As of June 30, 2013, there were approximately 14,109 foreclosure cases pending in our Circuit. With the implementation of the new resources, after only six months, (as of December 31, 2013, the most recent stats available as of this posting) the number of pending foreclosure cases dropped down to 10,891. During the first six months of the program, approximately 4,844 foreclosure cases were disposed of in some manner in our Circuit, (about a third of the backlog which existed at the inception of the program in June 2013), resulting in average monthly dispositions of 807 foreclosure cases per month between June 30 and December 31 of 2013.

During that same period of time, approximately 1,335 new foreclosure cases were filed circuit-wide (averaging 271 per month during that 6 month period), and continue to be filed at the rate close to three hundred additional foreclosure cases per month. Based on these figures only, the net dispositions (foreclosure cases disposed of less monthly new filings) were approximately 536 per month from June-December of 2013. At this rate, it will take close to two years (approximately 20 months or so, give or take) to clear up the current backlog, assuming the current additional funding resources were renewed after they run out in February of 2015.

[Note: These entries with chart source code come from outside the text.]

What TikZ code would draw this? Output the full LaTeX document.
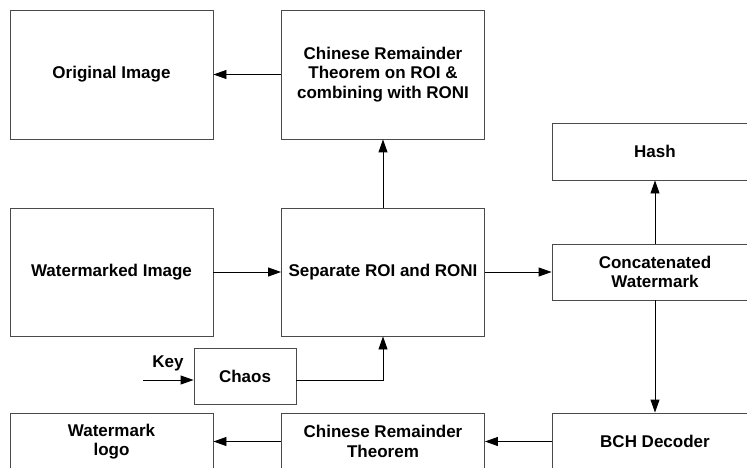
\documentclass[tikz,border=0pt]{standalone}
\usepackage{fontspec}
\setmainfont{Liberation Sans}
\usetikzlibrary{arrows.meta}
\definecolor{boxgray}{HTML}{4A4A4A}
\begin{document}
\begin{tikzpicture}[x=1pt,y=-1pt,
  box/.style={draw=boxgray, line width=0.9pt, inner sep=0pt, align=center,
    font=\bfseries\fontsize{17}{19.5}\selectfont},
  big/.style={box, minimum width=203pt, minimum height=129pt},
  small/.style={box, minimum width=203pt, minimum height=57pt},
  conn/.style={line width=0.9pt, -{Triangle[length=13pt,width=9pt]}}]
\path[use as bounding box] (0,0) rectangle (747,468);
\clip (0,0) rectangle (747,468);
\node[big] (orig) at (111.5,74.5) {Original Image};
\node[big] (crt) at (383,74.5) {Chinese Remainder\\Theorem on ROI \&\\combining with RONI};
\node[big, minimum height=128pt] (wm) at (111.5,272) {Watermarked Image};
\node[big, minimum height=128pt] (sep) at (383,272) {Separate ROI and RONI};
\node[small, minimum width=206pt] (hash) at (655,151.5) {Hash};
\node[small, minimum width=206pt, minimum height=56pt] (concat) at (655,272) {Concatenated\\Watermark};
\node[box, minimum width=102pt, minimum height=56pt] (chaos) at (245,376) {Chaos};
\node[small] (logo) at (111.5,441.5) {Watermark\\logo};
\node[small] (crt2) at (383,441.5) {Chinese Remainder\\Theorem};
\node[small, minimum width=206pt] (bch) at (655,441.5) {BCH Decoder};
\node[font=\bfseries\fontsize{17}{19.5}\selectfont, inner sep=0pt] (key) at (168,363) {Key};
\coordinate (keyin) at (143,380);
\draw[conn] (crt.west) -- (orig.east);
\draw[conn] (sep.north) -- (crt.south);
\draw[conn] (wm.east) -- (sep.west);
\draw[conn] (sep.east) -- (concat.west);
\draw[conn] (concat.north) -- (hash.south);
\draw[conn] (concat.south) -- (bch.north);
\draw[conn] (bch.west) -- (crt2.east);
\draw[conn] (crt2.west) -- (logo.east);
\draw[conn] (keyin) -- (chaos.west |- keyin);
\draw[conn] (chaos.east |- keyin) -| (sep.south);
\end{tikzpicture}
\end{document}
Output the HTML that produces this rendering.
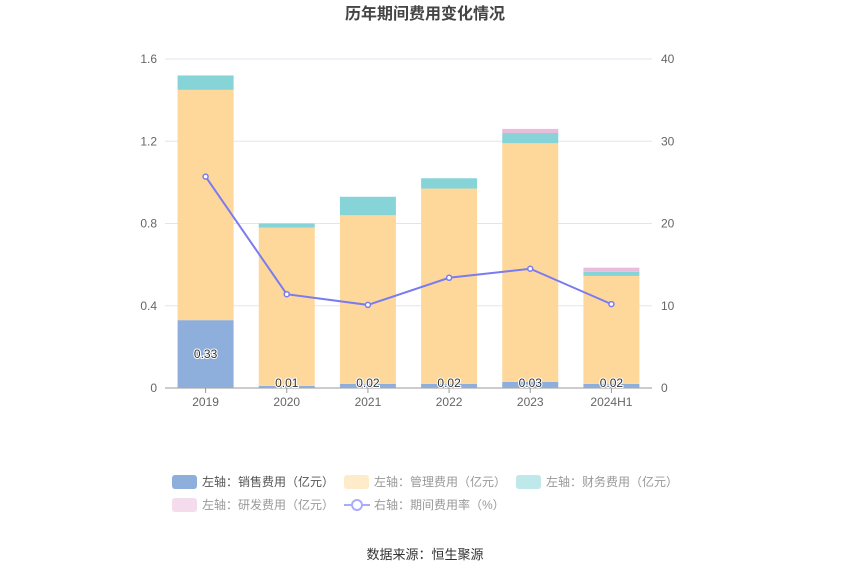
<!DOCTYPE html>
<html><head><meta charset="utf-8"><style>
body{margin:0;background:#fff;font-family:"Liberation Sans","Noto Sans CJK SC",sans-serif}
svg text{font-family:"Liberation Sans","Noto Sans CJK SC",sans-serif}
</style></head><body>
<svg id="c" width="850" height="575" xmlns="http://www.w3.org/2000/svg">
<text x="425" y="19" text-anchor="middle" font-size="16" font-weight="bold" fill="#444">历年期间费用变化情况</text>
<g id="grid"></g><g id="bars"></g><g id="line"></g><g id="axes"></g>
<g font-size="12">
<g><rect x="172" y="475" width="25" height="14" rx="3" fill="#8eaedc"/><text x="202" y="486" fill="#555">左轴：销售费用（亿元）</text></g>
<g><rect x="344" y="475" width="25" height="14" rx="3" fill="#feebc9"/><text x="374" y="486" fill="#999">左轴：管理费用（亿元）</text></g>
<g><rect x="516" y="475" width="25" height="14" rx="3" fill="#bfe8ea"/><text x="546" y="486" fill="#999">左轴：财务费用（亿元）</text></g>
<g><rect x="172" y="498" width="25" height="14" rx="3" fill="#f4dcec"/><text x="202" y="509" fill="#999">左轴：研发费用（亿元）</text></g>
<g><line x1="344" y1="505" x2="370" y2="505" stroke="#aaaaff" stroke-width="2"/><circle cx="357" cy="505" r="5" fill="#fff" stroke="#aaaaff" stroke-width="2"/><text x="374" y="509" fill="#999">右轴：期间费用率（%）</text></g>
</g>
<text x="425" y="559" text-anchor="middle" font-size="13" fill="#333">数据来源：恒生聚源</text>
</svg>
<script>
const categories=["2019","2020","2021","2022","2023","2024H1"];
const sales=[0.33,0.01,0.02,0.02,0.03,0.02];
const management=[1.12,0.77,0.82,0.95,1.16,0.525];
const finance=[0.07,0.02,0.09,0.05,0.05,0.02];
const rd=[0,0,0,0,0.02,0.02];
const rate=[25.7,11.4,10.1,13.4,14.5,10.2];
const leftTicks=[0,0.4,0.8,1.2,1.6];
const rightTicks=[0,10,20,30,40];
const NS="http://www.w3.org/2000/svg";
const X0=165,X1=652,Y0=388,Y1=59;
const yL=v=>Y0-(v/1.6)*(Y0-Y1);
const yR=v=>Y0-(v/40)*(Y0-Y1);
const bw=(X1-X0)/categories.length;
const xC=i=>X0+bw*(i+0.5);
function mk(t,a,p){const e=document.createElementNS(NS,t);for(const k in a)e.setAttribute(k,a[k]);document.getElementById(p).appendChild(e);return e;}
leftTicks.forEach((t,i)=>{
 const l=mk('line',{x1:X0,x2:X1,y1:yL(t),y2:yL(t),stroke:i==0?'#999':'#e0e6f1'},'grid');
 
 
 const tx=mk('text',{x:157,y:yL(t)+4,'text-anchor':'end','font-size':12,fill:'#666'},'axes');tx.textContent=t==0?'0':t.toFixed(1);
 
 
});
rightTicks.forEach(t=>{
 const tx=mk('text',{x:661,y:yR(t)+4,'font-size':12,fill:'#666'},'axes');tx.textContent=t;
 
 
});
const series=[[sales,'#8eaedc'],[management,'#fed89b'],[finance,'#86d4d8'],[rd,'#ebbbdc']];
categories.forEach((c,i)=>{
 let acc=0;
 series.forEach(([arr,col],s)=>{
  const v=arr[i];if(v<=0)return;
  const r=mk('rect',{x:xC(i)-28,width:56,y:yL(acc+v),height:yL(acc)-yL(acc+v),fill:col},'bars');
  
  
  acc+=v;
 });
 const lb=mk('text',{x:xC(i),y:i==0?yL(sales[i]/2)+4:yL(0)-1,'text-anchor':'middle','font-size':12,fill:'#333',stroke:'#fff','stroke-width':2,'paint-order':'stroke'},'bars');
 lb.textContent=sales[i].toFixed(2);
 
 
 const tk=mk('text',{x:xC(i),y:406,'text-anchor':'middle','font-size':12,fill:'#666'},'axes');tk.textContent=c;
 
 
 const tm=mk('line',{x1:xC(i),x2:xC(i),y1:Y0,y2:Y0+5,stroke:'#999'},'axes');
 
 
});
const pl=mk('polyline',{points:rate.map((v,i)=>xC(i)+','+yR(v)).join(' '),fill:'none',stroke:'#7b7bf0','stroke-width':2},'line');


rate.forEach((v,i)=>{
 const p=mk('circle',{cx:xC(i),cy:yR(v),r:2.5,fill:'#fff',stroke:'#7b7bf0','stroke-width':1.5},'line');
 
 
});
</script>
</body></html>
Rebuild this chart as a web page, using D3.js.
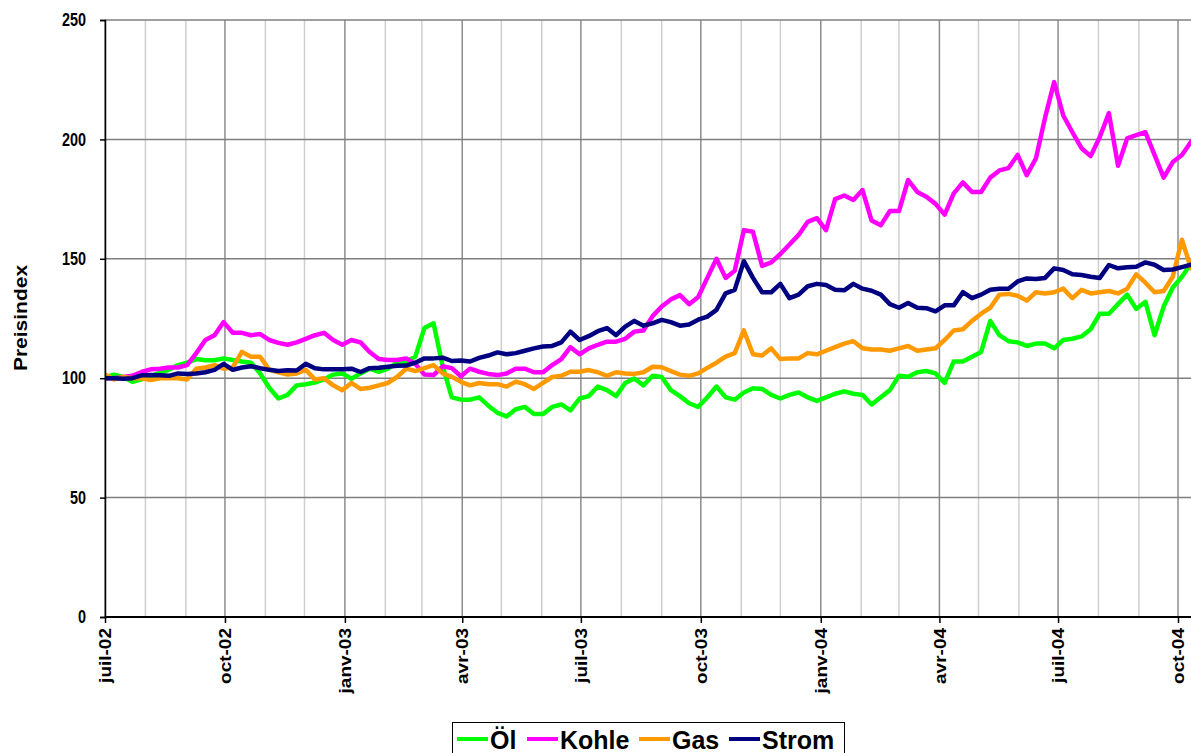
<!DOCTYPE html>
<html><head><meta charset="utf-8">
<script src="https://cdn.jsdelivr.net/npm/d3@7"></script>
<style>
body{margin:0;background:#fff;}
text{font-family:"Liberation Sans",Arial,sans-serif;font-weight:bold;fill:#000;}
</style></head>
<body><svg id="c" width="1191" height="753"></svg>
<script>
const seriesNames = ["Öl","Kohle","Gas","Strom"];
const seriesColors = ["#00ff00","#ff00ff","#ff9900","#000080"];
const yTicks = [0,50,100,150,200,250];
const xTickLabels = ["juil-02","oct-02","janv-03","avr-03","juil-03","oct-03","janv-04","avr-04","juil-04","oct-04"];
const startDate = "2002-07-01"; // weekly observations from this date

const oel = [100.5,101.5,100.5,98.5,99.5,100.8,102.3,103.5,105.5,106.5,108,107.5,107.5,108.3,107.6,107,106.5,102,96,91.5,
93,97,97.5,98.2,99.5,101.5,102,99.8,102,104,102.7,104,106.5,107,109,121,123,105,92,91,
91,92,88.5,85.5,84,87,88,85,85,88,89,86.5,91.5,92.5,96.5,95,92.5,98,99.9,97,
101,100.5,95,92.5,89.5,88,92,96.5,92,91,94,95.8,95.5,93,91.5,93,94,92,90.5,92,
93.5,94.5,93.5,93,89,92,95,101,100.6,102.5,103,102,98,107,107,109,111,124,118,115.5,
115,113.5,114.5,114.5,112.5,116,116.5,117.5,120.5,127,127,131,135,129,132,118,130,138,142.5,148];

const kohle = [100,100,100.5,101,102.6,103.7,104,104.5,104.5,105.5,110.5,116,118,123.5,119,119,118,118.5,116,114.8,
114,115,116.5,118,119,116,114,116,115,111,108,107.6,107.6,108.3,106,101.5,101.3,105,104.2,100.8,
104,102.7,101.8,101.3,102,104,104,102.5,102.5,105.5,108,113,110,112.5,114,115.3,115.3,116.5,119.5,120,
126,130,133,134.8,131,134,142,150,142,145,162,161.3,147,148.5,152,156,160,165.5,167,162,
175,176.5,174.6,178.8,166,164,170,170,183,178,176,173,168.5,177.4,182,178,178,184,187,188,
193.5,185,192,209,224,210,203,196.3,193,201,211,189,200.4,201.8,203,193.5,184,190.5,193.5,199];

const gas = [101.5,99.5,100.5,100,100,99.2,100,100,100,99.5,104,104.5,105.5,104,104.5,111,109,109,103.5,102.5,
101.5,102,103.5,99.5,100,97,95,98,95.5,96,97,98,100.5,104,103,104.2,105.5,102,100.6,98.5,
97,98,97.5,97.5,96.5,98.5,97.5,95.5,98,100.5,101,102.7,102.7,103.4,102.5,101,102.5,102,101.8,102.5,
104.8,104.6,103,101.5,101,102,104.3,106.5,109,110.5,120,110,109.5,112.5,108,108.3,108.3,110.5,110,111.5,
113,114.5,115.5,112.5,112,112,111.5,112.5,113.5,111.5,112,112.5,116,120,120.5,124,127,129.5,135,135.3,
134.5,132.5,136,135.5,136,137.5,133.5,137,135.5,136,136.5,135.5,137.5,143.5,140,136,136.5,142.5,158,146];

const strom = [100,100,99.8,100,101.2,101.3,101.2,101,102,101.8,102,102.5,103.5,106,103.5,104.5,105,104.2,103.5,103,
103.3,103.2,106,104.2,103.7,103.7,103.7,104,102.6,104.2,104.4,104.8,105.2,105.3,106.5,108.3,108.3,108.6,107.2,107.4,
107,108.5,109.5,110.8,110,110.5,111.5,112.5,113.3,113.5,115,119.5,116,117.6,119.7,121,118,121.6,124,122,
123,124.4,123.5,122,122.5,124.5,125.8,128.6,135.5,137,149,142,136,136,139.5,133.5,135,138.5,139.5,139,
137,136.8,139.5,137.5,136.6,135,131,129.5,131.5,129.5,129.3,128,130.5,130.5,136,133.5,135,137,137.5,137.5,
140.5,141.8,141.5,142,146,145.3,143.5,143.2,142.5,142,147.4,146,146.5,146.7,148.5,147.5,145.3,145.5,146.5,147.5];

const allSeries = [oel, kohle, gas, strom];

const svg = d3.select("#c");
const mLeft = 105, mTop = 20, mBottom = 617, mRight = 1191;
const parse = d3.timeParse("%Y-%m-%d");
const d0 = parse(startDate);
const dates = oel.map((_, i) => d3.timeDay.offset(d0, 7 * i));

const x = d3.scaleTime().domain([parse("2002-07-01"), parse("2004-10-01")]).range([105, 1178]);
const y = d3.scaleLinear().domain([0, 250]).range([mBottom, mTop]);

// monthly gridlines
const months = d3.timeMonth.range(parse("2002-07-01"), parse("2004-11-01"));
svg.append("g").selectAll("line").data(months).join("line")
  .attr("x1", d => x(d)).attr("x2", d => x(d)).attr("y1", mTop).attr("y2", mBottom)
  .attr("stroke", d => d.getMonth() % 3 === 0 ? "#8c8c8c" : "#cfcfcf")
  .attr("stroke-width", 1.5);

// horizontal gridlines
svg.append("g").selectAll("line").data(yTicks.filter(v => v > 0)).join("line")
  .attr("x1", mLeft).attr("x2", mRight).attr("y1", d => y(d)).attr("y2", d => y(d))
  .attr("stroke", "#7f7f7f").attr("stroke-width", 1.5);

// series
const defs = svg.append("defs");
defs.append("clipPath").attr("id", "clip").append("rect")
  .attr("x", mLeft).attr("y", 0).attr("width", mRight - mLeft).attr("height", mBottom);
const line = d3.line().x((d, i) => x(dates[i])).y(d => y(d));
const g = svg.append("g").attr("clip-path", "url(#clip)");
allSeries.forEach((s, k) => {
  g.append("path").datum(s).attr("d", line).attr("fill", "none")
    .attr("stroke", seriesColors[k]).attr("stroke-width", 4.5)
    .attr("stroke-linejoin", "round").attr("stroke-linecap", "round");
});

// y axis
const yAxis = d3.axisLeft(y).tickValues(yTicks).tickSize(5).tickPadding(0);
const ya = svg.append("g").attr("transform", `translate(${mLeft},0)`).call(yAxis);
ya.select(".domain").attr("stroke", "#000").attr("stroke-width", 1.5);
ya.selectAll(".tick line").attr("stroke", "#000").attr("stroke-width", 1.5);
ya.selectAll("text").attr("x", null)
  .style("font-size", "18px").style("font-family", "'Liberation Sans',Arial,sans-serif").style("font-weight", "bold")
  .attr("transform", "translate(-19,0) scale(0.8,1)");

// x axis
const quarterDates = months.filter(d => d.getMonth() % 3 === 0);
const xAxis = d3.axisBottom(x).tickValues(quarterDates).tickSize(6)
  .tickFormat((d, i) => xTickLabels[i]);
const xa = svg.append("g").attr("transform", `translate(0,${mBottom})`).call(xAxis);
xa.select(".domain").attr("d", `M${mLeft},0H${mRight}`).attr("stroke", "#000").attr("stroke-width", 2);
xa.selectAll(".tick line").attr("stroke", "#000").attr("stroke-width", 1.5);
xa.selectAll("text")
  .style("font-size", "19px").style("font-family", "'Liberation Sans',Arial,sans-serif").style("font-weight", "bold")
  .attr("text-anchor", "end").attr("transform", "rotate(-90) scale(1,0.85)")
  .attr("x", -11).attr("y", 0).attr("dy", "0.35em");

// y title
svg.append("text").attr("transform", "translate(27,318) rotate(-90) scale(1,0.85)")
  .attr("text-anchor", "middle").style("font-size", "21px").text("Preisindex");

// legend
const lg = svg.append("g");
lg.append("rect").attr("x", 452.5).attr("y", 722.5).attr("width", 392).attr("height", 40)
  .attr("fill", "#fff").attr("stroke", "#000").attr("stroke-width", 1);
const legX = [457, 527, 639, 729];
seriesNames.forEach((n, k) => {
  lg.append("line").attr("x1", legX[k]).attr("x2", legX[k] + 31).attr("y1", 739).attr("y2", 739)
    .attr("stroke", seriesColors[k]).attr("stroke-width", 4);
  lg.append("text").attr("x", legX[k] + 33).attr("y", 749).style("font-size", "25px").text(n);
});
</script></body></html>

Prior to the additional funding being received, a residential foreclosure could take as long as three or more years to move through the Court system. Those days are over. Although there is no question that foreclosures will move more quickly through the system with this funding in place, we still have a far way to go before the foreclosure crisis is considered over in Sarasota. As such, foreclosures will continue to affect real property values throughout the remainder of 2014 and likely well into 2015.